I think the Archbishop is aware that the Anglican Communion is about to founder over the issue of homosexuality, and he’s not willing to see endless attempts to patch holes in a ship that ought to have long since slipped beneath the waves.  The most moving part of Monday’s talk was his suggestion for a way forward, after the separation has happened:

But if there is no easy solution, and there is not, we can at least
think about this simple suggestion. If it is difficult for us to stand
together at the Lord’s Table as we might wish, can we continue to be
friends? Its sounds so weak, doesn’t? But, I actually think it is of
great significance. It is a way of saying that we do not know how to go
on being visibly full brothers and sisters, that we can find no clear
visible way of expressing any sense of being together in the Body of
Christ. But this is the case already with a number of other Christian
bodies, and several other Christian bodies view us in this way, notably
the Roman Catholic and Orthodox Churches. And yet we maintain respect
and often something more than respect. Friendship in Christ, it seems,
is possible even when sacramental communion isn’t.

What would be the defining qualities of this future friendship?  Williams is magnificent here:

Friendship in Christ is a willingness to share prayer, to listen
without rancour to each another, to respect and even enjoy difference,
to be patient with each other, not expecting quick healing of divisions
but not walking away every time difference raises its head. Friendship
in Christ is best and most creative when it is linked with sacramental
fellowship; but if that fellowship is hard or controversial, we need to
remember from our ecumenical experience that this need not and should
not mean a spirit of bitter contempt towards each other. It has taken
the great churches of the world centuries to make this sort of
friendship a routine matter, but, thank God, it is so now for the most
part. Can we make a resolution - not pass but make a resolution – that
it will not take so long to confirm these bonds between us? Of course
it is harder in some ways: direct conflict and even rivalry darkens the
sky so much. But when we cannot witness together as fully as we long to
do, this is something of real witness nonetheless. We can look at and
listen to the language we use about each other and watch how easily we
are ready to let it slip from proper and honest disagreement towards
contempt and mutual exclusion
. Yet as baptised believers, we still have
something to offer each other; and the friendship of the baptised
should remain, whatever else divides.

Bold emphases in this and earlier sections are mine.
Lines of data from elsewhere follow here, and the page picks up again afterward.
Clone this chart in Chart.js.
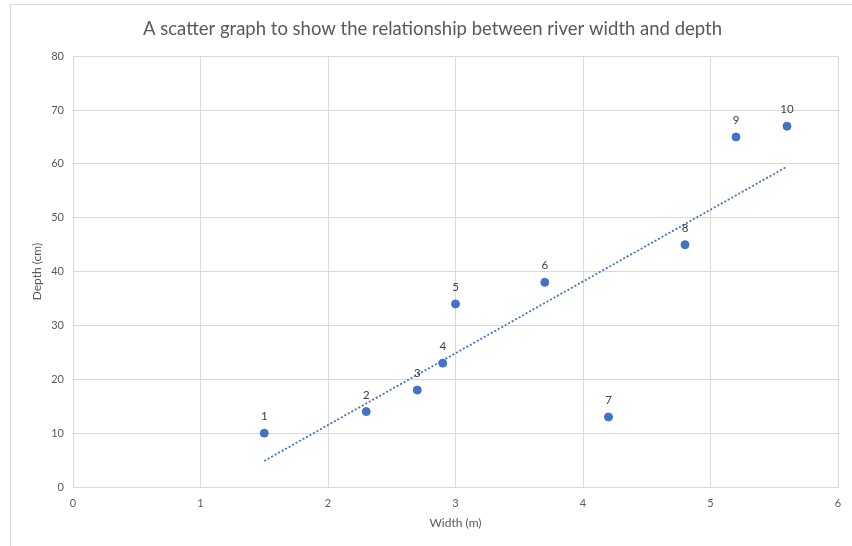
<!DOCTYPE html>
<html>
<head>
<meta charset="utf-8">
<script src="https://cdn.jsdelivr.net/npm/chart.js@4"></script>
<style>
  html, body { margin: 0; padding: 0; background: #fff; overflow: hidden; }
  #frame { position: absolute; left: 10px; top: 4px; width: 900px; height: 600px; border: 1px solid #d9d9d9; }
  #chart { position: absolute; left: 0; top: 0; }
</style>
</head>
<body>
<div id="frame"></div>
<canvas id="chart" width="852" height="546"></canvas>
<script>
// =======================
// DATA
// =======================
const siteLabels = ['1', '2', '3', '4', '5', '6', '7', '8', '9', '10'];
const widths = [1.5, 2.3, 2.7, 2.9, 3.0, 3.7, 4.2, 4.8, 5.2, 5.6];
const depths = [10, 14, 18, 23, 34, 38, 13, 45, 65, 67];

const chartTitle = 'A scatter graph to show the relationship between river width and depth';
const xTitle = 'Width (m)';
const yTitle = 'Depth (cm)';

const blue = '#4472c4';
const grey = '#595959';
const gridGrey = '#d9d9d9';
const fontFamily = 'Lato, "Open Sans", sans-serif';

// linear trendline (least squares) over the data
function trend() {
    let n = widths.length;
    let mx = widths.reduce((a, b) => a + b, 0) / n;
    let my = depths.reduce((a, b) => a + b, 0) / n;
    let sxy = 0, sxx = 0;
    for (let i = 0; i < n; i++) {
        sxy += (widths[i] - mx) * (depths[i] - my);
        sxx += (widths[i] - mx) * (widths[i] - mx);
    }
    let m = sxy / sxx;
    let c = my - m * mx;
    let x0 = Math.min(...widths), x1 = Math.max(...widths);
    return [{ x: x0, y: m * x0 + c }, { x: x1, y: m * x1 + c }];
}

// point number labels above each marker
const pointLabels = {
    id: 'pointLabels',
    afterDatasetsDraw(chart) {
        let ctx = chart.ctx;
        let meta = chart.getDatasetMeta(0);
        ctx.save();
        ctx.fillStyle = '#404040';
        ctx.font = '11.5px ' + fontFamily;
        ctx.textAlign = 'center';
        ctx.textBaseline = 'bottom';
        meta.data.forEach((pt, i) => {
            ctx.fillText(siteLabels[i], pt.x, pt.y - 11);
        });
        ctx.restore();
    }
};

let ctx = document.getElementById('chart').getContext('2d');

new Chart(ctx, {
    type: 'scatter',
    data: {
        datasets: [{
            label: 'Depth',
            data: widths.map((w, i) => ({ x: w, y: depths[i] })),
            backgroundColor: blue,
            borderColor: blue,
            pointRadius: 4,
            pointHoverRadius: 4,
            order: 1
        }, {
            label: 'Trend',
            type: 'line',
            data: trend(),
            borderColor: blue,
            borderWidth: 1.8,
            borderDash: [2, 2],
            pointRadius: 0,
            fill: false,
            order: 2
        }]
    },
    options: {
        responsive: false,
        animation: false,
        devicePixelRatio: 1,
        layout: { padding: { left: 27, right: 14, top: 0, bottom: 0 } },
        plugins: {
            legend: { display: false },
            tooltip: { enabled: false },
            title: {
                display: true,
                text: chartTitle,
                color: grey,
                font: { family: fontFamily, size: 18.5, weight: 'normal' },
                padding: { top: 18, bottom: 16 }
            }
        },
        scales: {
            x: {
                type: 'linear',
                min: 0,
                max: 6,
                ticks: {
                    stepSize: 1,
                    color: grey,
                    padding: 10,
                    font: { family: fontFamily, size: 11 }
                },
                grid: { color: gridGrey, drawTicks: false },
                border: { color: gridGrey },
                title: {
                    display: true,
                    text: xTitle,
                    color: grey,
                    font: { family: fontFamily, size: 12 },
                    padding: { top: 6, bottom: 16 }
                },
                afterFit(scale) { scale.height = 59; }
            },
            y: {
                min: 0,
                max: 80,
                ticks: {
                    stepSize: 10,
                    color: grey,
                    padding: 9,
                    font: { family: fontFamily, size: 11 }
                },
                grid: { color: gridGrey, drawTicks: false },
                border: { display: false },
                title: {
                    display: true,
                    text: yTitle,
                    color: grey,
                    font: { family: fontFamily, size: 12 },
                    padding: { top: 3, bottom: 4 }
                },
                afterFit(scale) { scale.width = 46; }
            }
        }
    },
    plugins: [pointLabels]
});
</script>
</body>
</html>
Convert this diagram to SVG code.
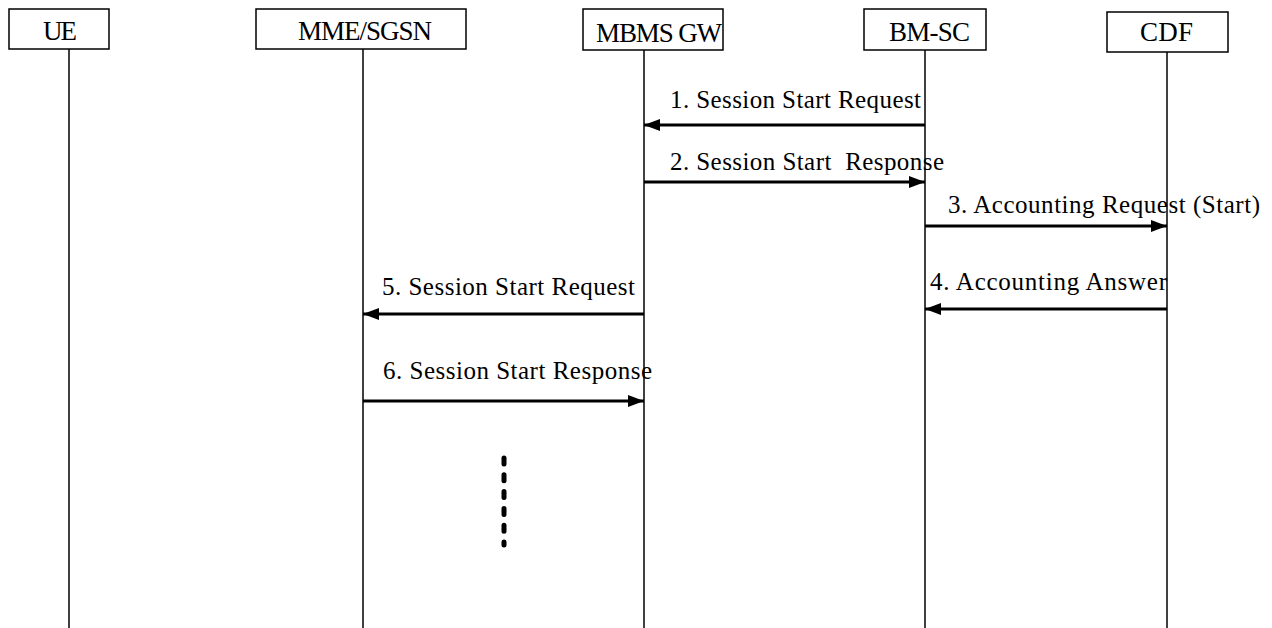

All my life, I’ve been interested in those who work at building bridges across ideological and theological divides.  To stay in friendly relationship with those with whom one disagrees mightily –without ignoring those disagreements — is vital.  Far too many of my friends surround themselves with those who share their world view.  (I remember a friend of my mother’s, years ago after the 1984 election, express disbelief that Reagan had been reelected.  "But everyone I know voted for Mondale", she said, with a tone that implied that Fritz’s overwhelming  defeat must therefore have been due to fraud.) Lord, save us from only being in relationship with those who know you as we do!  Save us from only breaking bread with those who understand your word as we think it ought to be understood; save us from our hubris and our petty certainties, and save us from isolation into intellectual and theological ghettoes where we are always surrounded by "our kind of people."  But save us also from false unity with those with whom there can be no real agreement!   Archbishop Williams wants a third way , and he calls that third way neither unity nor division, but friendship.